The payload targeted high-value data: environment variables, API keys, SSH credentials, and cloud access tokens. In some cases, execution mechanisms allowed the malicious logic to run implicitly during Python initialization. This significantly increases severity. Once executed, the question is no longer whether exposure occurred, but how far it spread. In practice, affected environments must be treated as fully compromised.
The speed of detection has been viewed as a positive outcome, but the underlying reality is less reassuring. The issue surfaced largely due to visible system failure and imperfections in the malicious code. It was not the result of strong preventative controls. As repeatedly observed in YourNewsClub, resilience based on chance is not resilience – it is delayed impact. The response from the LiteLLM team was fast, with compromised versions removed within hours. However, speed does not eliminate risk. Incidents involving credential exposure require full remediation: secret rotation, log analysis, and validation of all affected systems. Without this, residual access may persist unnoticed.
Another dimension of the story involves security certifications. LiteLLM displayed SOC 2 and ISO 27001 compliance, supported by an AI-driven compliance platform. These certifications validate processes, not absolute protection. Still, the gap between perceived security and actual exposure creates reputational tension. As highlighted across YourNewsClub, the industry is increasingly separating compliance from real security – and the difference is becoming more visible.

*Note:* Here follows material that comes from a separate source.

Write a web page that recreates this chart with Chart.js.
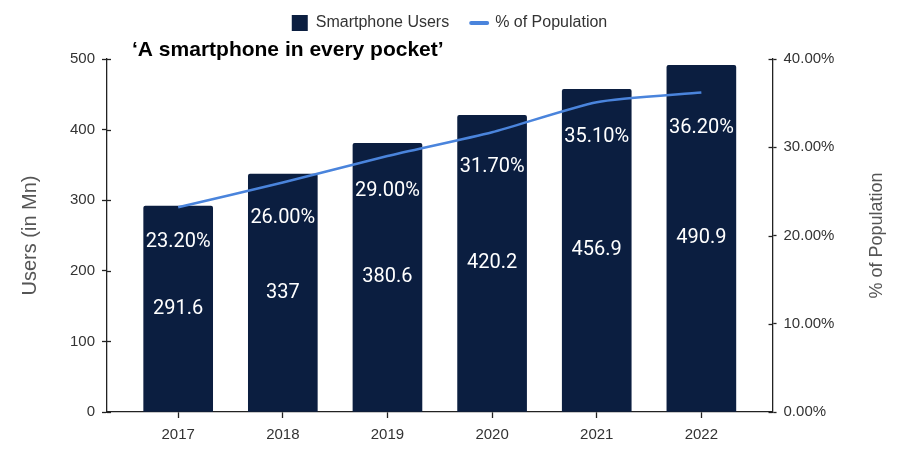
<!DOCTYPE html>
<html>
<head>
<meta charset="utf-8">
<script src="https://cdn.jsdelivr.net/npm/chart.js@4.4.1/dist/chart.umd.min.js"></script>
<style>
    html, body { margin: 0; padding: 0; background: #fff; }
    #wrap { width: 899px; height: 454px; }
</style>
</head>
<body>
<div id="wrap"><canvas id="chart" width="899" height="454"></canvas></div>
<script>
// ---- dados ----
const years = ['2017', '2018', '2019', '2020', '2021', '2022'];
const users = [291.6, 337, 380.6, 420.2, 456.9, 490.9];
const popShare = [23.2, 26.0, 29.0, 31.7, 35.1, 36.2];
const usersTicks = [0, 100, 200, 300, 400, 500];
const shareTicks = [0, 10, 20, 30, 40];

const chartTitle = '\u2018A smartphone in every pocket\u2019';
const rightAxisTitle = '% of Population';
const BAR_COLOR = '#0b1e40';
const LINE_COLOR = '#4a84dc';
const AXIS_COLOR = '#222';
const BASE_FONT = 'Liberation Sans, Arial, sans-serif';
const TICK_FONT = { family: BASE_FONT, size: 15 };
const AXIS_TITLE_FONT = { family: BASE_FONT, size: 18 };
const RIGHT_TITLE_PAD = { top: 11, bottom: 25 };
const LEGEND_PAD = 22;
const LEGEND_LIFT = 10;

// rótulos dentro das barras + título + marcas internas dos eixos
const overlayPlugin = {
    id: 'overlay',
    beforeInit(chart) {
        const fit = chart.legend.fit;
        chart.legend.fit = function () {
            fit.call(this);
            this.height += 18 - LEGEND_LIFT;
        };
    },
    afterLayout(chart) {
        // espaçamento largo entre itens sem empurrar a legenda para baixo
        chart.legend.top -= LEGEND_LIFT;
        chart.legend.bottom -= LEGEND_LIFT;
    },
    afterDatasetsDraw(chart) {
        const ctx = chart.ctx;
        const barMeta = chart.getDatasetMeta(0);
        const lineMeta = chart.getDatasetMeta(1);
        ctx.save();
        ctx.fillStyle = '#fff';
        ctx.font = '20px Roboto, sans-serif';
        ctx.textAlign = 'center';
        ctx.textBaseline = 'middle';
        barMeta.data.forEach((bar, i) => {
            ctx.fillText(String(users[i]), bar.x, (bar.y + bar.base) / 2);
        });
        lineMeta.data.forEach((pt, i) => {
            ctx.fillText(popShare[i].toFixed(2) + '%', pt.x, pt.y + 35);
        });
        ctx.restore();
    },
    afterDraw(chart) {
        const ctx = chart.ctx;
        const area = chart.chartArea;
        ctx.save();
        // pequenas marcas para dentro nos eixos Y
        ctx.strokeStyle = AXIS_COLOR;
        ctx.lineWidth = 1.3;
        ['y', 'y1'].forEach(id => {
            const s = chart.scales[id];
            const dir = id === 'y' ? 1 : -1;
            const x0 = id === 'y' ? area.left : area.right;
            s.ticks.forEach(t => {
                const py = Math.round(s.getPixelForValue(t.value)) + 0.5;
                ctx.beginPath();
                ctx.moveTo(x0, py);
                ctx.lineTo(x0 + dir * 4, py);
                ctx.stroke();
            });
        });

        // título do eixo direito, lido de baixo para cima
        const r = chart.scales.y1;
        const lh = AXIS_TITLE_FONT.size * 1.2;
        ctx.save();
        ctx.translate(r.right - RIGHT_TITLE_PAD.top - lh / 2, (area.top + area.bottom) / 2);
        ctx.rotate(-Math.PI / 2);
        ctx.fillStyle = '#555';
        ctx.font = AXIS_TITLE_FONT.size + 'px ' + BASE_FONT;
        ctx.textAlign = 'center';
        ctx.textBaseline = 'middle';
        ctx.fillText(rightAxisTitle, 0, 0);
        ctx.restore();

        ctx.fillStyle = '#000';
        ctx.font = 'bold 21px ' + BASE_FONT;
        ctx.textAlign = 'left';
        ctx.textBaseline = 'middle';
        ctx.fillText(chartTitle, area.left + 25, area.top - 9);
        ctx.restore();
    }
};

const ctx = document.getElementById('chart').getContext('2d');
new Chart(ctx, {
    data: {
        datasets: [
            {
                type: 'bar',
                label: 'Smartphone Users',
                data: users.map((v, i) => ({ x: i, y: v })),
                backgroundColor: BAR_COLOR,
                borderWidth: 0,
                borderRadius: 2,
                barThickness: 69,
                pointStyle: 'rect',
                yAxisID: 'y',
                order: 2
            },
            {
                type: 'line',
                label: '% of Population',
                data: popShare.map((v, i) => ({ x: i, y: v })),
                borderColor: LINE_COLOR,
                backgroundColor: LINE_COLOR,
                borderWidth: 2.5,
                pointRadius: 0,
                tension: 0.2,
                pointStyle: 'line',
                yAxisID: 'y1',
                order: 1
            }
        ]
    },
    options: {
        responsive: false,
        animation: false,
        layout: { padding: { top: 3, left: 0, right: 0, bottom: 2 } },
        plugins: {
            tooltip: { enabled: false },
            title: { display: false },
            legend: {
                display: true,
                position: 'top',
                labels: {
                    usePointStyle: true,
                    pointStyleWidth: 16,
                    boxHeight: 16,
                    padding: LEGEND_PAD,
                    color: '#333',
                    font: { family: BASE_FONT, size: 16 },
                    sort: (a, b) => a.datasetIndex - b.datasetIndex,
                    generateLabels(chart) {
                        const items = Chart.defaults.plugins.legend.labels.generateLabels(chart);
                        items.forEach(it => {
                            if (it.datasetIndex === 1) {
                                it.lineWidth = 4;
                                it.lineCap = 'round';
                            }
                        });
                        return items;
                    }
                }
            }
        },
        scales: {
            x: {
                type: 'linear',
                offset: false,
                min: -0.68,
                max: 5.68,
                afterBuildTicks(scale) {
                    scale.ticks = years.map((_, i) => ({ value: i }));
                },
                ticks: {
                    color: '#333',
                    font: TICK_FONT,
                    padding: 8,
                    callback: v => years[v]
                },
                grid: { offset: false, drawOnChartArea: false, tickLength: 6, color: AXIS_COLOR, tickWidth: 1.3 },
                border: { color: AXIS_COLOR, width: 1.3 }
            },
            y: {
                type: 'linear',
                position: 'left',
                min: 0,
                max: 500,
                afterBuildTicks(scale) {
                    scale.ticks = usersTicks.map(v => ({ value: v }));
                },
                ticks: { color: '#333', font: TICK_FONT, padding: 7 },
                grid: { drawOnChartArea: false, tickLength: 5, color: AXIS_COLOR, tickWidth: 1.3 },
                border: { color: AXIS_COLOR, width: 1.3 },
                title: {
                    display: true,
                    text: 'Users (in Mn)',
                    color: '#555',
                    font: { family: BASE_FONT, size: 20 },
                    padding: { top: 18, bottom: 21 }
                }
            },
            y1: {
                type: 'linear',
                position: 'right',
                min: 0,
                max: 40,
                afterBuildTicks(scale) {
                    scale.ticks = shareTicks.map(v => ({ value: v }));
                },
                ticks: {
                    color: '#333',
                    font: TICK_FONT,
                    padding: 7,
                    callback: v => v.toFixed(2) + '%'
                },
                grid: { drawOnChartArea: false, tickLength: 4, color: AXIS_COLOR, tickWidth: 1.3 },
                border: { color: AXIS_COLOR, width: 1.3 },
                // reserva o espaço; o texto é desenhado no plugin
                title: {
                    display: true,
                    text: rightAxisTitle,
                    color: 'rgba(0,0,0,0)',
                    font: AXIS_TITLE_FONT,
                    padding: RIGHT_TITLE_PAD
                }
            }
        }
    },
    plugins: [overlayPlugin]
});
</script>
</body>
</html>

This connects to a broader structural issue. Modern AI environments concentrate access to models, cloud systems, and data pipelines within tightly integrated stacks. This creates an attractive attack surface. A single entry point can unlock multiple layers of infrastructure. AI tooling, in this sense, is becoming one of the most efficient vectors for supply-chain attacks. Alex Reinhardt, who focuses on financial systems and control through digital infrastructure, offers a useful lens here. He compares credential access to liquidity: once exposed, it allows movement across systems with minimal resistance. The LiteLLM breach demonstrates how quickly that access can be redirected. Security, in this model, is less about blocking entry and more about controlling how access flows across interconnected systems.
The implications are immediate. Open-source dependencies can no longer be treated as passive components. They must be managed as active risk surfaces. This means strict version control, verification of package integrity, isolation of execution environments, and continuous monitoring. Just as importantly, compliance should not be mistaken for protection – it is only one layer within a much broader security discipline.
The direction is becoming clear. Incidents like this will grow both in frequency and complexity as AI adoption expands. The core challenge is not simply patching vulnerabilities, but rethinking how trust is distributed across the entire stack. As consistently underscored by Your News Club, long-term resilience will depend on how well systems are designed to operate under the assumption that any single component may eventually fail.